Here is my homily for this weekend. God bless each of you!

2nd Sunday of Easter, Cycle B

April 11/12, 2015

Acts 4: 32-35; 1 John 5: 1-6; John 20: 19-31

“The community of believers was of one heart and mind” Acts 4: 32

One mind and one heart. What was it that united them in such an evident way, a way that seems hidden in today’s Church?

It was love, Divine Love, who impelled them to love each other and united them one to another.

Indeed, even the ancient pagan historians made note of this in their writing. They marveled at the unity of Christians and how they loved one each other, and how they expressed that love by sharing with each other their material possessions, and how they were willing to die because of their love for God.

What will unite us as a Church, as a world, in 2015? It will be love. Only Divine Love can truly unite us. If love does not unite us, then only sin will seem to unite us, and the unity of sin is very fragile, dark, and false. If God doesn’t unite us, then the devil will offer us a false unity for he will make us think something is loving when in fact it is not and we don’t want that.

But, my friends, we are blind to the presence of Divine Love if we do not have faith. Faith illuminates the presence of love. It is faith that allows us to see the love that is in our midst, truly always present in our lives, in our marriages, in our families, in our world and in our Church. Without faith, we are blind to the presence of God’s love here and now.

We hear in the Gospel today that Thomas was apart from the community of believers that day. He was, if you will, not in union with the others the day the risen Lord appeared. Even when they told him about the risen Jesus, he didn’t believe, he didn’t have faith, and because of his faithlessness, he was in conflict, conflict within himself and at conflict with the Church. He was blind to the presence of Jesus, to the Divine Presence, to the Love of God in the flesh of the risen Lord.

Jesus, though, in his mercy, healed Thomas’ conflicts and faithlessness. As soon as Thomas believed, his eyes were opened and he recognized the Risen Lord. With his new-found faith he recognized the Love of God before, and he was back in union with God and the Church.

This account of Thomas teaches us two things.

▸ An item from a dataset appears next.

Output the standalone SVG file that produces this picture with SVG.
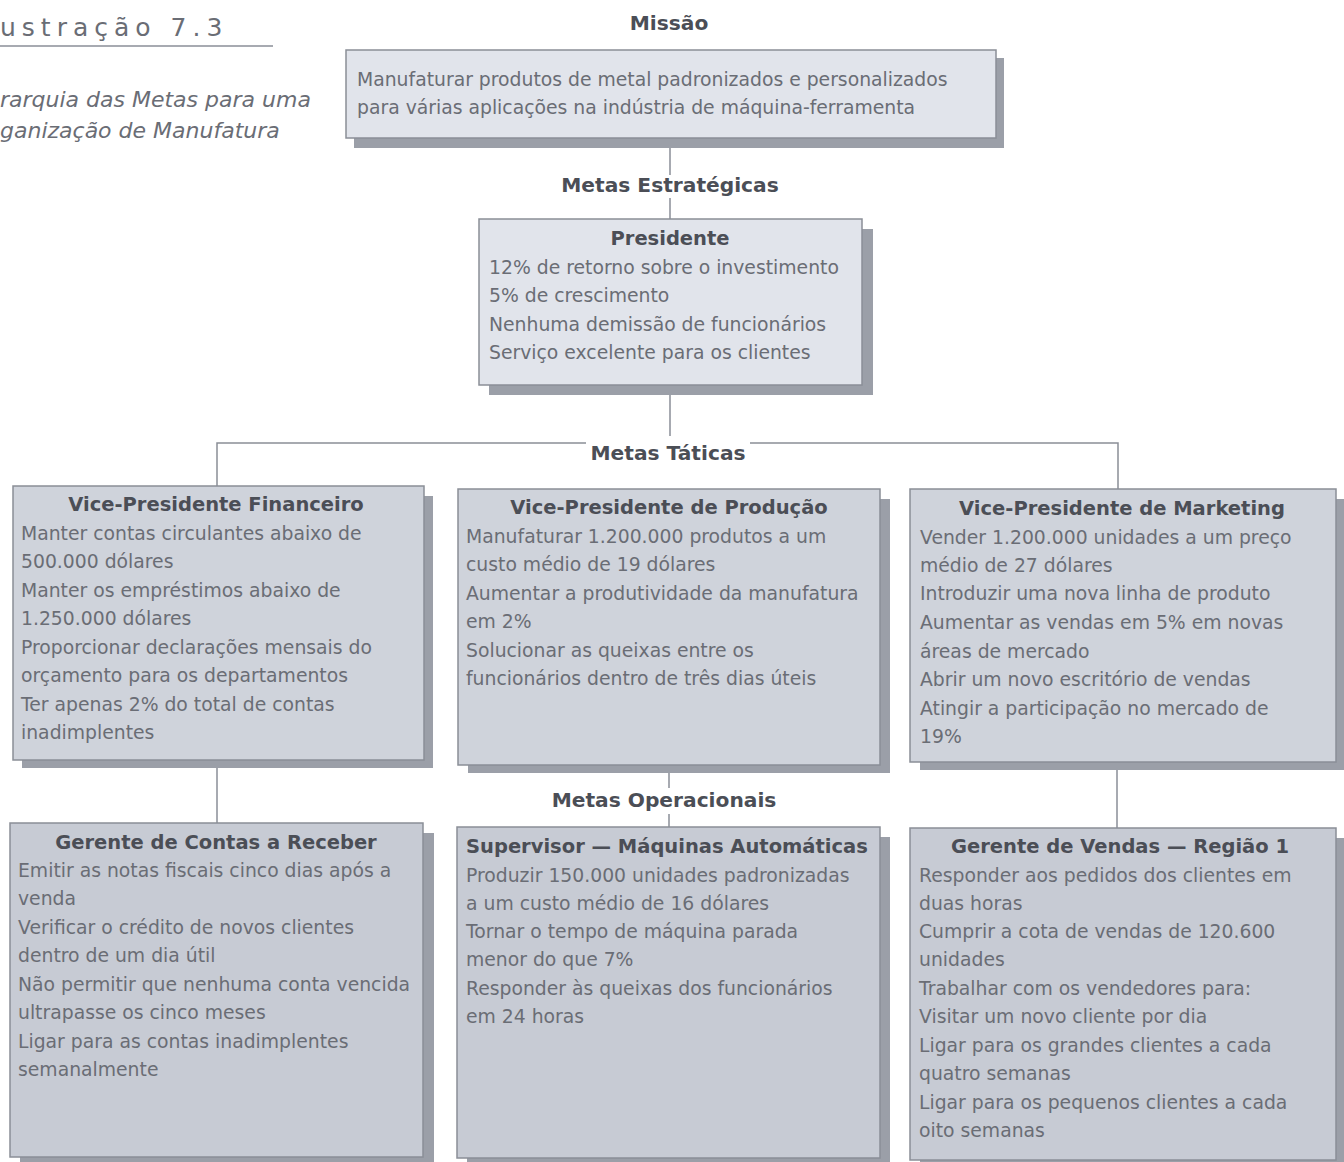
<svg xmlns="http://www.w3.org/2000/svg" width="1344" height="1162" viewBox="0 0 1344 1162">
<style>
.bg{fill:#ffffff}
.shadow{fill:#9b9fa8}
.box1{fill:#e1e4eb;stroke:#8a8e97;stroke-width:1.5}
.box2{fill:#cfd3db;stroke:#8a8e97;stroke-width:1.5}
.box3{fill:#c7cbd4;stroke:#8a8e97;stroke-width:1.5}
.t{font-family:"DejaVu Sans","Liberation Sans",Arial,sans-serif;font-size:18.8px;fill:#6a6d75}
.h{font-family:"DejaVu Sans","Liberation Sans",Arial,sans-serif;font-size:19.5px;font-weight:bold;fill:#4b4e56;text-anchor:middle}
.lbl{font-family:"DejaVu Sans","Liberation Sans",Arial,sans-serif;font-size:20.2px;font-weight:bold;fill:#4b4e56;text-anchor:middle}
.ln{stroke:#8a8e97;stroke-width:1.5;fill:none}
.cap{font-family:"DejaVu Sans","Liberation Sans",Arial,sans-serif;font-size:25px;fill:#6a6d75;letter-spacing:6px}
.capi{font-family:"DejaVu Sans","Liberation Sans",Arial,sans-serif;font-size:22px;font-style:italic;fill:#6a6d75}
</style>
<rect class="bg" x="0" y="0" width="1344" height="1162"/>
<g id="caption">
<text class="cap" x="0" y="36">ustração 7.3</text>
<line class="ln" x1="0" y1="46" x2="273" y2="46"/>
<text class="capi" x="0" y="107">rarquia das Metas para uma</text>
<text class="capi" x="0" y="138">ganização de Manufatura</text>
</g>
<g id="connectors">
<line class="ln" x1="670" y1="148" x2="670" y2="219"/>
<line class="ln" x1="670" y1="395" x2="670" y2="443"/>
<polyline class="ln" points="217,487 217,443 586,443"/>
<polyline class="ln" points="750,443 1118,443 1118,490"/>
<line class="ln" x1="217" y1="768" x2="217" y2="823"/>
<line class="ln" x1="669" y1="773" x2="669" y2="827"/>
<line class="ln" x1="1117" y1="770" x2="1117" y2="828"/>
</g>
<g id="labels">
<text class="lbl" x="669" y="30">Missão</text>
<rect x="560" y="175" width="220" height="23" fill="#ffffff"/>
<text class="lbl" x="670" y="192">Metas Estratégicas</text>
<rect x="586" y="436" width="164" height="30" fill="#ffffff"/>
<text class="lbl" x="668" y="460">Metas Táticas</text>
<rect x="540" y="788" width="250" height="26" fill="#ffffff"/>
<text class="lbl" x="664" y="807">Metas Operacionais</text>
</g>
<g id="missao">
<rect class="shadow" x="354" y="58" width="650" height="90"/>
<rect class="box1" x="346" y="50" width="650" height="88"/>
<text class="t" x="357" y="86">Manufaturar produtos de metal padronizados e personalizados</text>
<text class="t" x="357" y="114">para várias aplicações na indústria de máquina-ferramenta</text>
</g>
<g id="presidente">
<rect class="shadow" x="489" y="229" width="384" height="166"/>
<rect class="box1" x="479" y="219" width="383" height="166"/>
<text class="h" x="670" y="245">Presidente</text>
<text class="t" x="489" y="274">12% de retorno sobre o investimento</text>
<text class="t" x="489" y="302">5% de crescimento</text>
<text class="t" x="489" y="331">Nenhuma demissão de funcionários</text>
<text class="t" x="489" y="359">Serviço excelente para os clientes</text>
</g>
<g id="vp-financeiro">
<rect class="shadow" x="22" y="496" width="411" height="272"/>
<rect class="box2" x="13" y="486" width="411" height="274"/>
<text class="h" x="216" y="511">Vice-Presidente Financeiro</text>
<text class="t" x="21" y="540">Manter contas circulantes abaixo de</text>
<text class="t" x="21" y="568">500.000 dólares</text>
<text class="t" x="21" y="597">Manter os empréstimos abaixo de</text>
<text class="t" x="21" y="625">1.250.000 dólares</text>
<text class="t" x="21" y="654">Proporcionar declarações mensais do</text>
<text class="t" x="21" y="682">orçamento para os departamentos</text>
<text class="t" x="21" y="711">Ter apenas 2% do total de contas</text>
<text class="t" x="21" y="739">inadimplentes</text>
</g>
<g id="vp-producao">
<rect class="shadow" x="468" y="499" width="422" height="274"/>
<rect class="box2" x="458" y="489" width="422" height="276"/>
<text class="h" x="669" y="514">Vice-Presidente de Produção</text>
<text class="t" x="466" y="543">Manufaturar 1.200.000 produtos a um</text>
<text class="t" x="466" y="571">custo médio de 19 dólares</text>
<text class="t" x="466" y="600">Aumentar a produtividade da manufatura</text>
<text class="t" x="466" y="628">em 2%</text>
<text class="t" x="466" y="657">Solucionar as queixas entre os</text>
<text class="t" x="466" y="685">funcionários dentro de três dias úteis</text>
</g>
<g id="vp-marketing">
<rect class="shadow" x="920" y="499" width="424" height="271"/>
<rect class="box2" x="910" y="489" width="426" height="273"/>
<text class="h" x="1122" y="515">Vice-Presidente de Marketing</text>
<text class="t" x="920" y="544">Vender 1.200.000 unidades a um preço</text>
<text class="t" x="920" y="572">médio de 27 dólares</text>
<text class="t" x="920" y="600">Introduzir uma nova linha de produto</text>
<text class="t" x="920" y="629">Aumentar as vendas em 5% em novas</text>
<text class="t" x="920" y="658">áreas de mercado</text>
<text class="t" x="920" y="686">Abrir um novo escritório de vendas</text>
<text class="t" x="920" y="715">Atingir a participação no mercado de</text>
<text class="t" x="920" y="743">19%</text>
</g>
<g id="gerente-contas">
<rect class="shadow" x="20" y="833" width="414" height="332"/>
<rect class="box3" x="10" y="823" width="413" height="334"/>
<text class="h" x="216" y="849">Gerente de Contas a Receber</text>
<text class="t" x="18" y="877">Emitir as notas fiscais cinco dias após a</text>
<text class="t" x="18" y="905">venda</text>
<text class="t" x="18" y="934">Verificar o crédito de novos clientes</text>
<text class="t" x="18" y="962">dentro de um dia útil</text>
<text class="t" x="18" y="991">Não permitir que nenhuma conta vencida</text>
<text class="t" x="18" y="1019">ultrapasse os cinco meses</text>
<text class="t" x="18" y="1048">Ligar para as contas inadimplentes</text>
<text class="t" x="18" y="1076">semanalmente</text>
</g>
<g id="supervisor">
<rect class="shadow" x="467" y="837" width="423" height="330"/>
<rect class="box3" x="457" y="827" width="423" height="331"/>
<text class="h" x="466" y="853" style="text-anchor:start">Supervisor — Máquinas Automáticas</text>
<text class="t" x="466" y="882">Produzir 150.000 unidades padronizadas</text>
<text class="t" x="466" y="910">a um custo médio de 16 dólares</text>
<text class="t" x="466" y="938">Tornar o tempo de máquina parada</text>
<text class="t" x="466" y="966">menor do que 7%</text>
<text class="t" x="466" y="995">Responder às queixas dos funcionários</text>
<text class="t" x="466" y="1023">em 24 horas</text>
</g>
<g id="gerente-vendas">
<rect class="shadow" x="920" y="838" width="424" height="330"/>
<rect class="box3" x="910" y="828" width="426" height="332"/>
<text class="h" x="1120" y="853">Gerente de Vendas — Região 1</text>
<text class="t" x="919" y="882">Responder aos pedidos dos clientes em</text>
<text class="t" x="919" y="910">duas horas</text>
<text class="t" x="919" y="938">Cumprir a cota de vendas de 120.600</text>
<text class="t" x="919" y="966">unidades</text>
<text class="t" x="919" y="995">Trabalhar com os vendedores para:</text>
<text class="t" x="919" y="1023">Visitar um novo cliente por dia</text>
<text class="t" x="919" y="1052">Ligar para os grandes clientes a cada</text>
<text class="t" x="919" y="1080">quatro semanas</text>
<text class="t" x="919" y="1109">Ligar para os pequenos clientes a cada</text>
<text class="t" x="919" y="1137">oito semanas</text>
</g>
</svg>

The first is that we too have a choice, a decision to make. It is a choice for or against faith. If we choose against faith, then we choose to be in conflict, division, and blindness. It is a choice to be in separation from the Church and from God, indeed from our true selves. It is a choice for disunity and darkness to the presence of Love. If we choose for faith, then we choose union, community, peace, clarity of mind and heart, and to love. Have you ever met someone who does not believe in the Resurrection? I have. They are faithless regarding the most central thing of Christianity, namely that Jesus, the Son of God, truly rose from the dead and now lives. They are unable to see God’s love in the life, suffering, death, and resurrection of Jesus, and they live without hope for eternity.

The second thing we learn from the account of Thomas is this: God extends his mercy to us over and over again, to heal us and to forgive us and to bring us back to faith. This is Divine Mercy Sunday after all, and today’s Gospel brings this mercy into evidence.

Only love will unite us, Divine Love, but faith makes evident true love, the love of God present in our lives. Faith illuminate, makes evident the love of God and exposes false “love” which is the deception of Satan. God’s love is always present even in the darkest of hours. because love is of God. Indeed, God is love, and God is always present. Always!

Thomas had a choice and so do we. He had to decide to believe or not to believe. He first chose unbelief which resulted in conflict and disunity and a desperate need for God’s mercy and healing. Thomas then chose to believe and with that he was extended mercy, healing and sight. He found love and his resurrected Lord.

Choose faith, my people! Choose to believe! Your eyes will be opened. Faith in not blind; quite the opposite. Faith sees clearly. With that clarity of vision you can bask in the warmth of God’s love.

Remember, God’s mercy is offered to you if and when you fall, when you lose faith, when you sin. God’s mercy is freely offered to you.

On this Divine Mercy Sunday, we beg God’s mercy as we go forward to live our lives in faith in the resurrection, relying on his love.